_Exercise brief_
Your task is to retype the lines from the opening of the material through the line that includes "const TREND_END = [null, [2, null], [1.6, 0]]". Do not copy the pictures.

_Dataset_
++++++++++

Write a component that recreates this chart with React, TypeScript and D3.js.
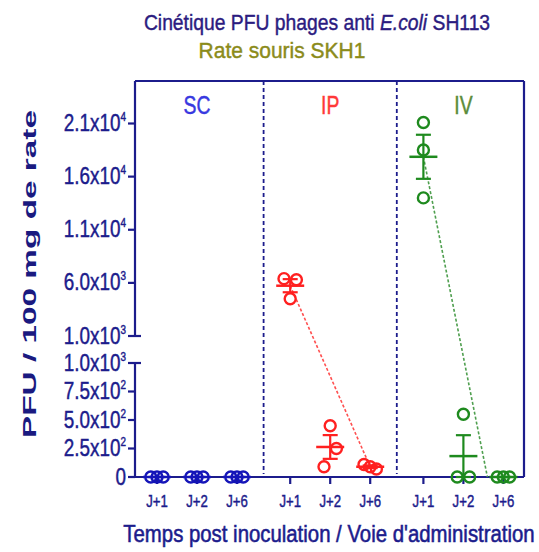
import React from "react";
import * as d3 from "d3";

const GROUPS = ["SC", "IP", "IV"];
const DAYS = ["J+1", "J+2", "J+6"];
const SC_VALUES = [[0, 0, 0], [0, 0, 0], [0, 0, 0]];
const IP_VALUES = [[6400, 6300, 4500], [450, 250, 90], [110, 90, 70]];
const IV_VALUES = [[21100, 18500, 14000], [550, 0, 0], [0, 0, 0]];
const UPPER_TICKS = [21000, 16000, 11000, 6000];
const LOWER_TICKS = [0, 250, 500, 750];
const BREAK_VALUE = 1000;
const TOP_VALUE = 25000;
// trend line: from J+1 mean to [daySlot, value]
const TREND_END = [null, [2, null], [1.6, 0]] as any[];

const SERIES = [SC_VALUES, IP_VALUES, IV_VALUES];
const JITTER = [
  [[-1, 0, 1], [-1, 0, 1], [-1, 0, 1]],
  [[-1, 1, 0], [0, 1, -1], [-1, 0, 1]],
  [[0, 0, 0], [0, -1, 1], [-1, 0, 1]],
];
const COLORS = ["#1414b8", "#ff2020", "#1e8a1e"];
const LABEL_COLORS = ["#3838e0", "#ff3838", "#5b8c3a"];
const TREND_COLORS = [null, "#ff5050", "#4f9f4f"];
const NAVY = "#1c1c8c";
const FONT = "'Liberation Sans', Arial, sans-serif";

const GAP = 0.33;
const posOf = (g: number, d: number) => g * 3 + d + g * GAP;

function Txt(props: any) {
  const { x, y, sx = 1, sy = 1, children, fill, heavy = 0.4, ...rest } = props;
  return (
    <text transform={`translate(${x},${y}) scale(${sx},${sy})`} x={0} y={0} fontFamily={FONT}
      fill={fill} stroke={fill} strokeWidth={heavy} {...rest}>
      {children}
    </text>
  );
}

export default function App() {
  const W = 539, H = 552;
  const left = 135, right = 524, top = 81, bottom = 477;
  const lowTop = 363, highBottom = 336;

  const x = d3.scaleLinear().domain([-0.55, 9.175]).range([left, right]);
  const yLow = d3.scaleLinear().domain([0, BREAK_VALUE]).range([bottom, lowTop]);
  const yHigh = d3.scaleLinear().domain([BREAK_VALUE, TOP_VALUE]).range([highBottom, top]);
  const y = (v: number) => (v <= BREAK_VALUE ? yLow(v) : yHigh(v));

  const fmt = (v: number) => {
    if (v === 0) return { m: "0", e: null as string | null };
    const e = Math.floor(Math.log10(v) + 1e-9);
    return { m: (v / Math.pow(10, e)).toFixed(1) + "x10", e: String(e) };
  };

  const stats = (vals: number[]) => {
    const mean = d3.mean(vals) as number;
    const sd = d3.deviation(vals) as number;
    const sem = sd / Math.sqrt(vals.length);
    return { mean, sem };
  };

  const r = 5.5;
  const jitterStep = 6.2;

  const yTickLabel = (v: number, py: number, key: string) => {
    const f = fmt(v);
    return (
      <Txt key={key} x={left - 9} y={py + 7.5} sx={0.9} sy={1.1} textAnchor="end"
        fontSize={21} fill={NAVY}>
        {f.m}
        {f.e && <tspan fontSize={11} dy={-9}>{f.e}</tspan>}
      </Txt>
    );
  };

  const seps = [
    (posOf(0, 2) + posOf(1, 0)) / 2,
    (posOf(1, 2) + posOf(2, 0)) / 2,
  ];

  return (
    <svg width={W} height={H} style={{ position: "absolute", left: 0, top: 0, background: "#fff" }}>
      {/* Titles */}
      <Txt x={317} y={30} sx={0.92} sy={1.08} textAnchor="middle" fontSize={21} fill="#2b1b80">
        Cinétique PFU phages anti <tspan fontStyle="italic">E.coli</tspan> SH113
      </Txt>
      <Txt x={282} y={58} sx={1.0} sy={1.08} textAnchor="middle" fontSize={21} fill="#8b8b1a">
        Rate souris SKH1
      </Txt>

      {/* Frame */}
      <g stroke={NAVY} strokeWidth={2.2} fill="none">
        <line x1={left} y1={top} x2={right} y2={top} />
        <line x1={right} y1={top} x2={right} y2={bottom} />
        <line x1={left} y1={bottom} x2={right} y2={bottom} />
        <line x1={left} y1={top} x2={left} y2={highBottom} />
        <line x1={left} y1={lowTop} x2={left} y2={bottom} />
        <line x1={left - 7} y1={highBottom} x2={left + 6} y2={highBottom} />
        <line x1={left - 7} y1={lowTop} x2={left + 6} y2={lowTop} />
        {UPPER_TICKS.map((v) => (
          <line key={"ut" + v} x1={left - 7} x2={left} y1={y(v)} y2={y(v)} />
        ))}
        {LOWER_TICKS.map((v) => (
          <line key={"lt" + v} x1={left - 7} x2={left} y1={yLow(v)} y2={yLow(v)} />
        ))}
        {GROUPS.map((g, gi) =>
          DAYS.map((d, di) => (
            <line key={"xt" + g + d} x1={x(posOf(gi, di))} x2={x(posOf(gi, di))}
              y1={bottom} y2={bottom + 7} />
          ))
        )}
      </g>
      {seps.map((s, i) => (
        <line key={"sep" + i} x1={x(s)} x2={x(s)} y1={top} y2={bottom - 3}
          stroke={NAVY} strokeWidth={1.8} strokeDasharray="4,3" />
      ))}

      {/* Y tick labels */}
      {UPPER_TICKS.map((v) => yTickLabel(v, y(v), "ul" + v))}
      {yTickLabel(BREAK_VALUE, yHigh(BREAK_VALUE), "ubreak")}
      {yTickLabel(BREAK_VALUE, yLow(BREAK_VALUE), "lbreak")}
      {LOWER_TICKS.map((v) => yTickLabel(v, yLow(v), "ll" + v))}

      {/* Group labels */}
      {GROUPS.map((g, gi) => (
        <Txt key={"gl" + g} x={x(posOf(gi, 1))} y={114} sx={0.88} sy={1.15} textAnchor="middle"
          fontSize={22} fill={LABEL_COLORS[gi]}>
          {g}
        </Txt>
      ))}

      {/* Trend lines */}
      {SERIES.map((vals, gi) => {
        const end = TREND_END[gi];
        if (!end) return null;
        const m1 = stats(vals[0]).mean;
        const endVal = end[1] === null ? stats(vals[end[0]]).mean : end[1];
        return (
          <line key={"tr" + gi} x1={x(posOf(gi, 0))} y1={y(m1)} x2={x(posOf(gi, end[0]))}
            y2={y(endVal)} stroke={TREND_COLORS[gi] as string} strokeWidth={1.6}
            strokeDasharray="3,2" />
        );
      })}

      {/* Points, means and error bars */}
      {SERIES.map((vals, gi) =>
        vals.map((pts, di) => {
          const cx = x(posOf(gi, di));
          const { mean, sem } = stats(pts);
          const c = COLORS[gi];
          const lo = Math.max(0, mean - sem), hi = mean + sem;
          return (
            <g key={"pt" + gi + di}>
              {pts.map((v, k) => (
                <circle key={k} cx={cx + JITTER[gi][di][k] * jitterStep} cy={y(v)} r={r}
                  fill="none" stroke={c} strokeWidth={2.4} />
              ))}
              <line x1={cx - 14} x2={cx + 14} y1={y(mean)} y2={y(mean)} stroke={c} strokeWidth={2.5} />
              <line x1={cx} x2={cx} y1={y(lo)} y2={y(hi)} stroke={c} strokeWidth={2.2} />
              <line x1={cx - 7.5} x2={cx + 7.5} y1={y(hi)} y2={y(hi)} stroke={c} strokeWidth={2.2} />
              <line x1={cx - 7.5} x2={cx + 7.5} y1={y(lo)} y2={y(lo)} stroke={c} strokeWidth={2.2} />
            </g>
          );
        })
      )}

      {/* X tick labels */}
      {GROUPS.map((g, gi) =>
        DAYS.map((d, di) => (
          <Txt key={"xl" + g + d} x={x(posOf(gi, di))} y={507} sx={0.88} sy={1.12} textAnchor="middle"
            fontSize={15} fill={NAVY}>
            {d}
          </Txt>
        ))
      )}

      {/* Axis titles */}
      <Txt x={329} y={542} sx={0.97} sy={1.1} textAnchor="middle" fontSize={21} fill={NAVY} heavy={0.5}>
        Temps post inoculation / Voie d'administration
      </Txt>
      <text transform={`translate(36,274) rotate(-90)`} textAnchor="middle"
        fontFamily={FONT} fontWeight="bold" fontSize={19}
        fill="#1a1a80" textLength={328} lengthAdjust="spacingAndGlyphs">
        PFU / 100 mg de rate
      </text>
    </svg>
  );
}
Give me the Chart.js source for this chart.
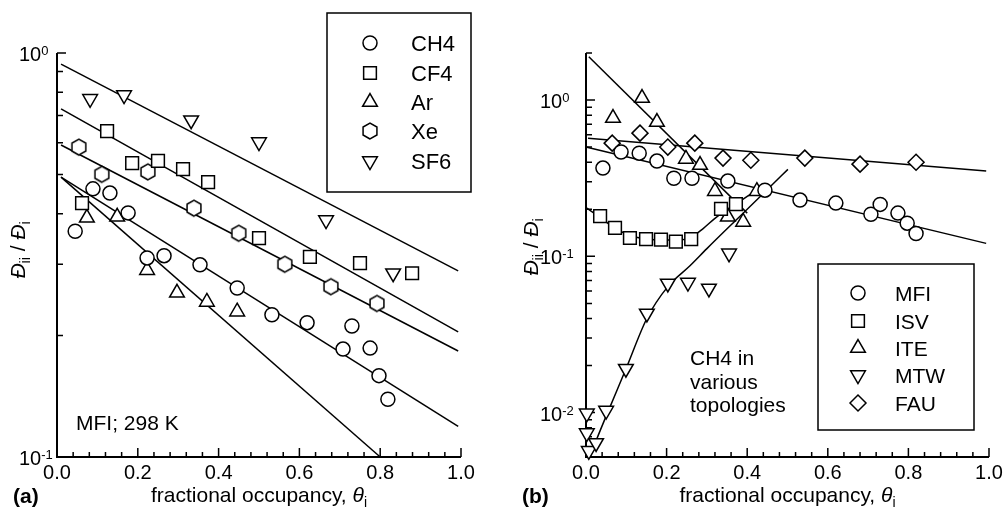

++++++++++

_Task answer_
Write a component that recreates this chart with React, TypeScript and D3.js.
import React from "react";
import * as d3 from "d3";

const GROUPS = ["SC", "IP", "IV"];
const DAYS = ["J+1", "J+2", "J+6"];
const SC_VALUES = [[0, 0, 0], [0, 0, 0], [0, 0, 0]];
const IP_VALUES = [[6400, 6300, 4500], [450, 250, 90], [110, 90, 70]];
const IV_VALUES = [[21100, 18500, 14000], [550, 0, 0], [0, 0, 0]];
const UPPER_TICKS = [21000, 16000, 11000, 6000];
const LOWER_TICKS = [0, 250, 500, 750];
const BREAK_VALUE = 1000;
const TOP_VALUE = 25000;
// trend line: from J+1 mean to [daySlot, value]
const TREND_END = [null, [2, null], [1.6, 0]] as any[];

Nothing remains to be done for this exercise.